Well, there are three parameters of interest to be evaluated to get intensity of sunlight.

1. Sinusoidal variation of sun vector on earth's surface througout the year

2. The latitude variation. Which is also sinusoidal

3. The time variation. Which is also sinusoidal

$$Intensity = A_0 \sin(\theta - \theta_0) \sin(\pi/2(1 - |t-12|/6))$$

Where,

$$\theta_0 = A_1\sin(2\pi|d/365.25|)$$

Here $d$ is the day and starts from vernal equinox. $t$ is the time from 00:00 - 23:59. $A_0$ and $A_1$ are constants. Also when Intensity is negative, obviously there it means darkness.

This is very crude approximation. It assumes circular orbit.

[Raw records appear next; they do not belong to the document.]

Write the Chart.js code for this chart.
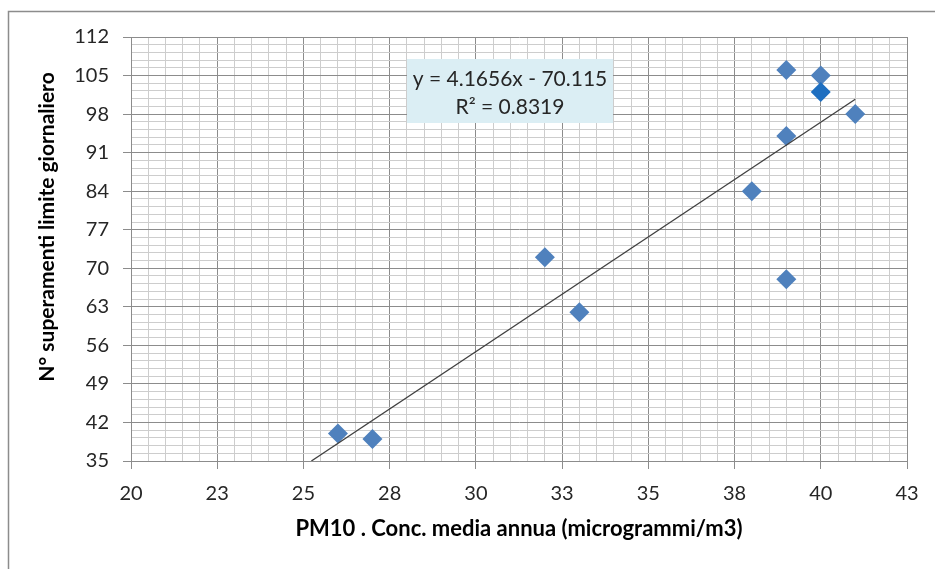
<!DOCTYPE html>
<html>
<head>
<meta charset="utf-8">
<script src="https://cdn.jsdelivr.net/npm/chart.js@4.4.0/dist/chart.umd.min.js"></script>
<style>
  html, body { margin: 0; padding: 0; background: #fff; }
  #wrap { position: relative; width: 935px; height: 569px; }
</style>
</head>
<body>
<div id="wrap"><canvas id="pmChart"></canvas></div>
<script>
// PM10 annual mean vs number of days over the daily limit
const pm10 = [26, 27, 32, 33, 38, 39, 39, 39, 40, 41];
const superamenti = [40, 39, 72, 62, 84, 94, 106, 68, 105, 98];
const pm10Dark = [40];
const superamentiDark = [102];

// trendline ends (y = 4.1656x - 70.115)
const trendX = [25.23, 41];
const trendY = [35, 100.7];

const xTickValues = [20, 22.5, 25, 27.5, 30, 32.5, 35, 37.5, 40, 42.5];
const xTickLabels = ['20', '23', '25', '28', '30', '33', '35', '38', '40', '43'];
const yTickValues = [35, 42, 49, 56, 63, 70, 77, 84, 91, 98, 105, 112];

const equation = ['y = 4.1656x - 70.115', 'R² = 0.8319'];
const yTitle = 'N° superamenti limite giornaliero';
const xTitle = 'PM10 . Conc. media annua (microgrammi/m3)';

const FONT = 'Lato, "Open Sans", sans-serif';
const MAJOR = '#8c8c8c';
const MINOR = '#cdcdcd';

const toPoints = (xs, ys) => xs.map((x, i) => ({ x: x, y: ys[i] }));

// major ticks plus 4 minor lines between each pair
function withMinor(majors) {
    const out = [];
    for (let i = 0; i < majors.length; i++) {
        out.push({ value: majors[i] });
        if (i < majors.length - 1) {
            const step = (majors[i + 1] - majors[i]) / 5;
            for (let k = 1; k < 5; k++) out.push({ value: majors[i] + step * k });
        }
    }
    return out;
}

const frame = {
    id: 'frame',
    beforeDraw(chart) {
        const c = chart.ctx;
        c.save();
        c.strokeStyle = '#8c8c8c';
        c.lineWidth = 1.5;
        c.beginPath();
        c.moveTo(8.5, 569);
        c.lineTo(8.5, 11.5);
        c.lineTo(935, 11.5);
        c.stroke();
        c.restore();
    }
};

const extras = {
    id: 'extras',
    afterDraw(chart) {
        const c = chart.ctx;
        c.save();
        // y axis title
        c.translate(47, 227);
        c.rotate(-Math.PI / 2);
        c.font = 'bold 21px ' + FONT;
        c.fillStyle = '#000';
        c.textAlign = 'center';
        c.textBaseline = 'middle';
        c.fillText(yTitle, 0, 0);
        c.restore();

        // equation box
        c.save();
        c.fillStyle = '#dbeef4';
        c.fillRect(407, 59, 206, 64);
        c.font = '21px ' + FONT;
        c.fillStyle = '#262626';
        c.textAlign = 'center';
        c.textBaseline = 'middle';
        c.fillText(equation[0], 510, 79);
        c.fillText(equation[1], 510, 107);
        c.restore();
    }
};

const ctx = document.getElementById('pmChart').getContext('2d');

new Chart(ctx, {
    type: 'scatter',
    data: {
        datasets: [
            {
                type: 'line',
                data: toPoints(trendX, trendY),
                borderColor: '#404040',
                borderWidth: 1.3,
                pointRadius: 0,
                fill: false,
                order: 0
            },
            {
                data: toPoints(pm10Dark, superamentiDark),
                pointStyle: 'rectRot',
                pointRadius: 10,
                backgroundColor: '#1f6fc0',
                borderColor: '#1f6fc0',
                borderWidth: 0,
                order: 1
            },
            {
                data: toPoints(pm10, superamenti),
                pointStyle: 'rectRot',
                pointRadius: 10,
                backgroundColor: '#4f81bd',
                borderColor: '#4f81bd',
                borderWidth: 0,
                order: 2
            }
        ]
    },
    options: {
        responsive: true,
        maintainAspectRatio: false,
        animation: false,
        layout: { padding: { left: 0, top: 37, right: 28, bottom: 24 } },
        plugins: {
            legend: { display: false },
            tooltip: { enabled: false }
        },
        scales: {
            x: {
                type: 'linear',
                min: 20,
                max: 42.5,
                afterBuildTicks: scale => { scale.ticks = withMinor(xTickValues); },
                afterFit: scale => { scale.height = 84; },
                ticks: {
                    autoSkip: false,
                    maxRotation: 0,
                    padding: 13,
                    color: '#262626',
                    font: { family: FONT, size: 20 },
                    callback: v => {
                        const i = xTickValues.indexOf(v);
                        return i >= 0 ? xTickLabels[i] : '';
                    }
                },
                grid: {
                    color: c => xTickValues.includes(c.tick.value) ? MAJOR : MINOR,
                    tickColor: c => xTickValues.includes(c.tick.value) ? MAJOR : 'transparent',
                    tickLength: 8
                },
                border: { color: MAJOR },
                title: {
                    display: true,
                    text: xTitle,
                    color: '#000',
                    font: { family: FONT, size: 22, weight: 'bold' },
                    padding: { top: 2, bottom: 3 }
                }
            },
            y: {
                min: 35,
                max: 112,
                afterBuildTicks: scale => { scale.ticks = withMinor(yTickValues); },
                afterFit: scale => { scale.width = 131; },
                ticks: {
                    autoSkip: false,
                    padding: 14,
                    color: '#262626',
                    font: { family: FONT, size: 20 },
                    callback: v => yTickValues.includes(v) ? String(v) : ''
                },
                grid: {
                    color: c => yTickValues.includes(c.tick.value) ? MAJOR : MINOR,
                    tickColor: c => yTickValues.includes(c.tick.value) ? MAJOR : 'transparent',
                    tickLength: 8
                },
                border: { color: MAJOR }
            }
        }
    },
    plugins: [frame, extras]
});
</script>
</body>
</html>
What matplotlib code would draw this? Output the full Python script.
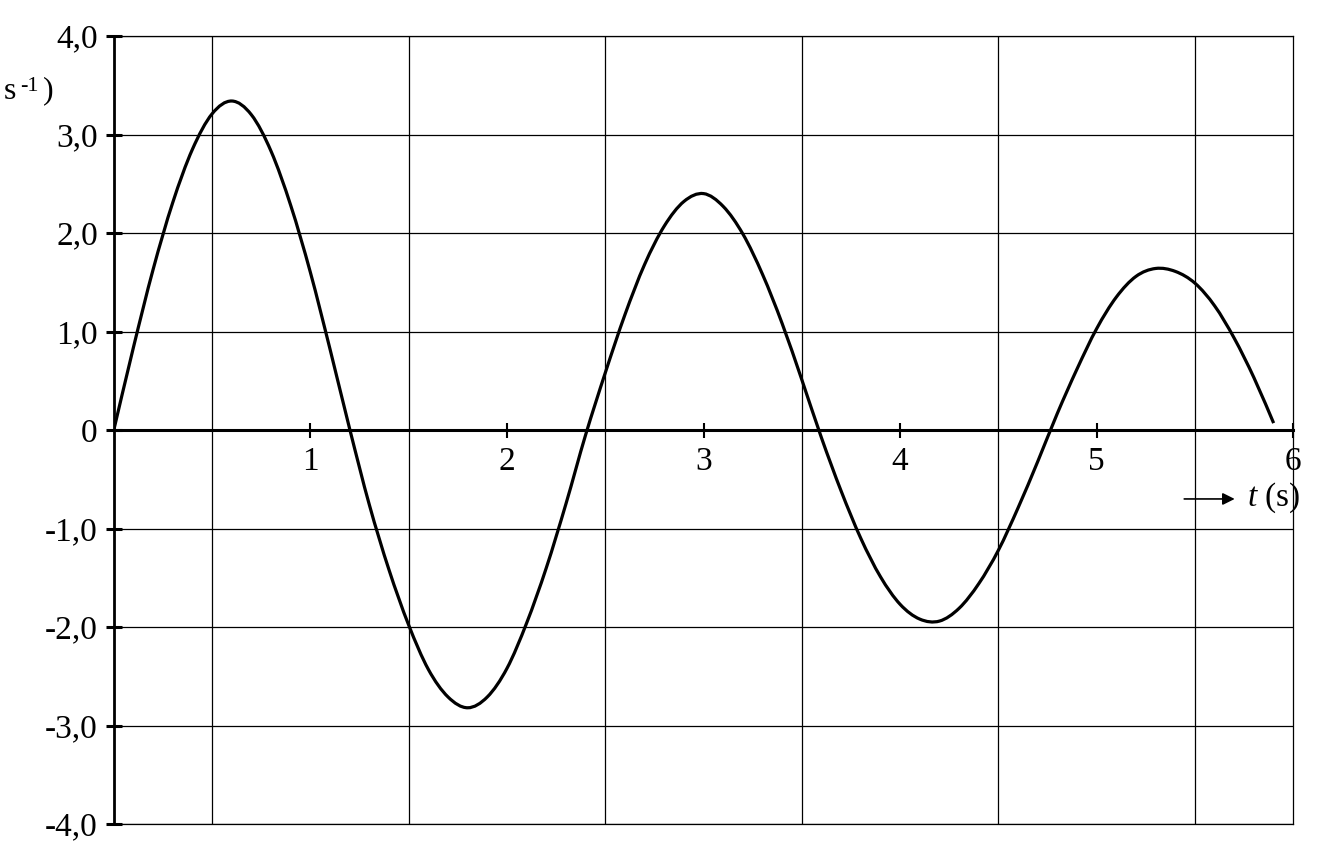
import matplotlib.pyplot as plt
import numpy as np
from matplotlib.path import Path
from matplotlib.patches import PathPatch

plt.rcParams['font.family'] = ['Liberation Serif', 'DejaVu Serif']
plt.rcParams['mathtext.fontset'] = 'custom'
plt.rcParams['mathtext.rm'] = 'Liberation Serif'
plt.rcParams['mathtext.it'] = 'Liberation Serif:italic'

# values, every 0.1 s
t = [0.0, 0.1, 0.2, 0.3, 0.4, 0.5, 0.6, 0.7, 0.8, 0.9,
     1.0, 1.1, 1.2, 1.3, 1.4, 1.5, 1.6, 1.7, 1.8, 1.9,
     2.0, 2.1, 2.2, 2.3, 2.4, 2.5, 2.6, 2.7, 2.8, 2.9,
     3.0, 3.1, 3.2, 3.3, 3.4, 3.5, 3.6, 3.7, 3.8, 3.9,
     4.0, 4.1, 4.2, 4.3, 4.4, 4.5, 4.6, 4.7, 4.8, 4.9,
     5.0, 5.1, 5.2, 5.3, 5.4, 5.5, 5.6, 5.7, 5.8, 5.9]
v = [0.00, 0.84, 1.63, 2.31, 2.85, 3.21, 3.34, 3.20, 2.83, 2.28,
     1.60, 0.82, 0.01, -0.76, -1.42, -1.98, -2.43, -2.71, -2.82, -2.71,
     -2.42, -1.96, -1.40, -0.75, -0.05, 0.58, 1.17, 1.68, 2.07, 2.32,
     2.40, 2.27, 1.99, 1.58, 1.08, 0.51, -0.08, -0.62, -1.10, -1.49,
     -1.77, -1.92, -1.94, -1.81, -1.56, -1.22, -0.79, -0.32, 0.17, 0.62,
     1.03, 1.35, 1.56, 1.64, 1.61, 1.49, 1.26, 0.93, 0.53, 0.07]

x_ticks = [1, 2, 3, 4, 5, 6]
x_labels = ['1', '2', '3', '4', '5', '6']
y_ticks = [-4, -3, -2, -1, 0, 1, 2, 3, 4]
y_labels = ['-4,0', '-3,0', '-2,0', '-1,0', '0', '1,0', '2,0', '3,0', '4,0']

W, H = 1326, 861
fig = plt.figure(figsize=(W / 100, H / 100), dpi=100)
ax = fig.add_axes([113.8 / W, 1 - 824 / H, (1293.3 - 113.8) / W, 788 / H])
ax.set_xlim(0, 6)
ax.set_ylim(-4, 4)

# grid
ax.set_xticks(np.arange(0.5, 6.01, 0.5), minor=True)
ax.grid(which='minor', axis='x', color='black', lw=0.9)
ax.grid(which='major', axis='y', color='black', lw=0.9)
ax.tick_params(which='minor', length=0)
ax.axhline(-4, color='black', lw=0.9, clip_on=False)

# spines
ax.spines['left'].set_linewidth(2.0)
ax.spines['bottom'].set_position(('data', 0))
ax.spines['bottom'].set_linewidth(2.2)
ax.spines['top'].set_linewidth(0.9)
ax.spines['right'].set_linewidth(0.9)

ax.set_xticks(x_ticks)
ax.set_xticklabels(x_labels)
ax.set_yticks(y_ticks)
ax.set_yticklabels(y_labels)
ax.tick_params(axis='y', direction='inout', length=11.5, width=2.2, labelsize=24, pad=5.8)
ax.tick_params(axis='x', direction='inout', length=10.8, width=1.5, labelsize=24, pad=6.6)
for lbl in ax.get_xticklabels():
    lbl.set_bbox(dict(facecolor='white', edgecolor='none', pad=1))

# smooth curve through the read points (Catmull-Rom -> cubic Bezier)
pts = np.column_stack([t, v])
ext = np.vstack([pts[0], pts, pts[-1]])
verts = [pts[0]]
codes = [Path.MOVETO]
for i in range(1, len(ext) - 2):
    p0, p1, p2, p3 = ext[i - 1], ext[i], ext[i + 1], ext[i + 2]
    verts += [p1 + (p2 - p0) / 6, p2 - (p3 - p1) / 6, p2]
    codes += [Path.CURVE4] * 3
ax.add_patch(PathPatch(Path(verts, codes), fill=False, lw=2.3, color='black', zorder=3))

# axis labels
ax.annotate('', xy=(5.716, -0.70), xytext=(5.431, -0.70),
            arrowprops=dict(arrowstyle='-|>', lw=1.2, color='black', mutation_scale=18))
ax.text(5.762, -0.77, '$t$ (s)', fontsize=24, va='baseline', ha='left')

fig.text(4 / W, 1 - 99 / H, 's', fontsize=23, va='baseline', ha='left')
fig.text(20 / W, 1 - 91 / H, '-1', fontsize=16, va='baseline', ha='left')
fig.text(43 / W, 1 - 98 / H, ')', fontsize=23, va='baseline', ha='left')

fig.savefig('out.png', dpi=100)
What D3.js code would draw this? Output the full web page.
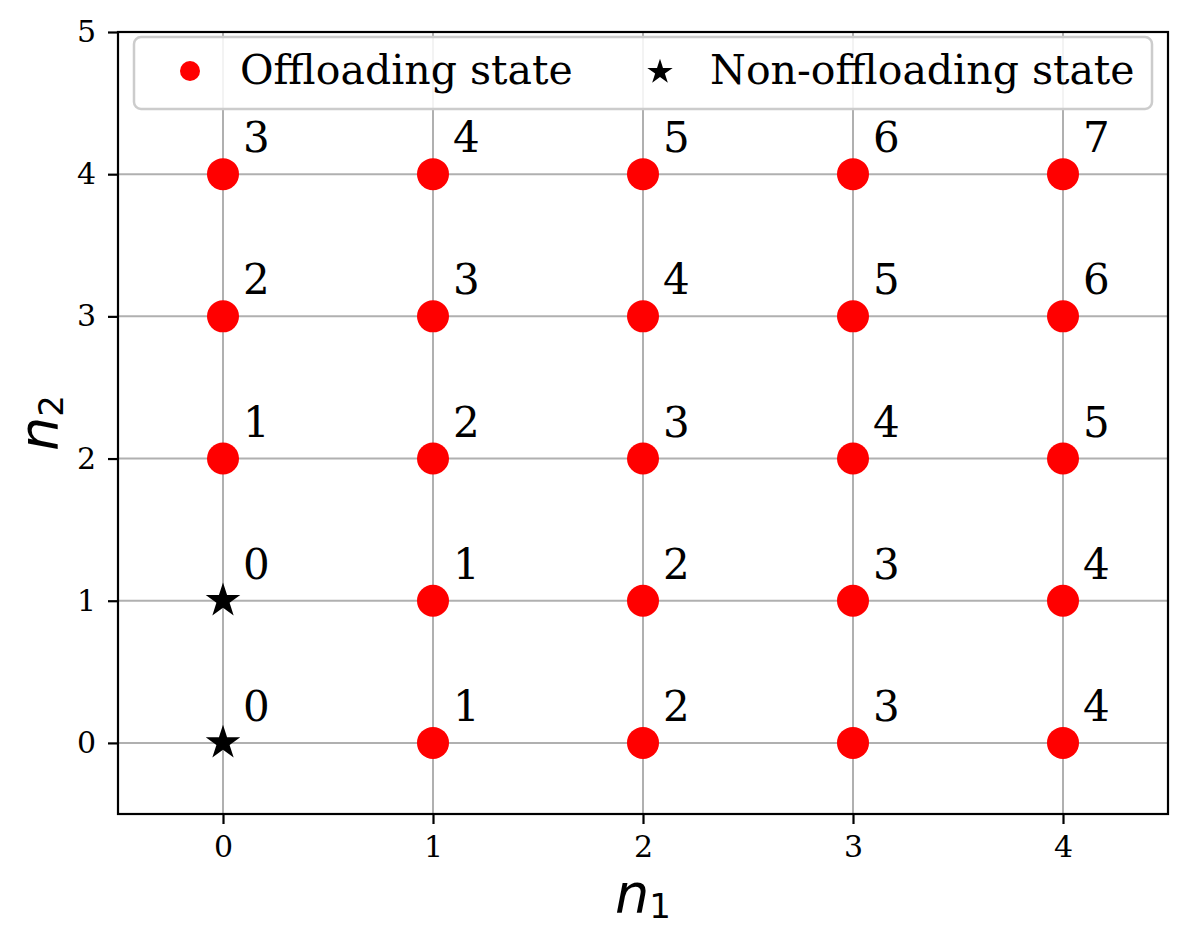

The sunlight intensity is the cosine of the sun's elevation angle $\alpha$. How to calculate the position of the sun is described simply at PVEducation.com. To summarize the relevant equations: $\alpha$ is given by, $$\alpha = \arcsin[sin\delta\sin\phi+cos\delta\cos\phi\cos(HRA)]$$ where $\delta$ is the declination angle of the sun: $$\delta = -23.45^\circ \times \cos\left[\frac{360}{365}(d+10)\right].$$ $\phi$ is the latitude, d is the day of the year (Jan 1 is 1), and HRA is the hour angle: $$HRA = 15^\circ(LST-12).$$ LST is the Local Standard Time. This should simulate the intensity of light hitting level surfaces throughout the year, however to be really natural one would have to change the position of the lighting (according to these equation) rather than the intensity because early morning and late evening mean a low sun to me rather than a low intensity sun.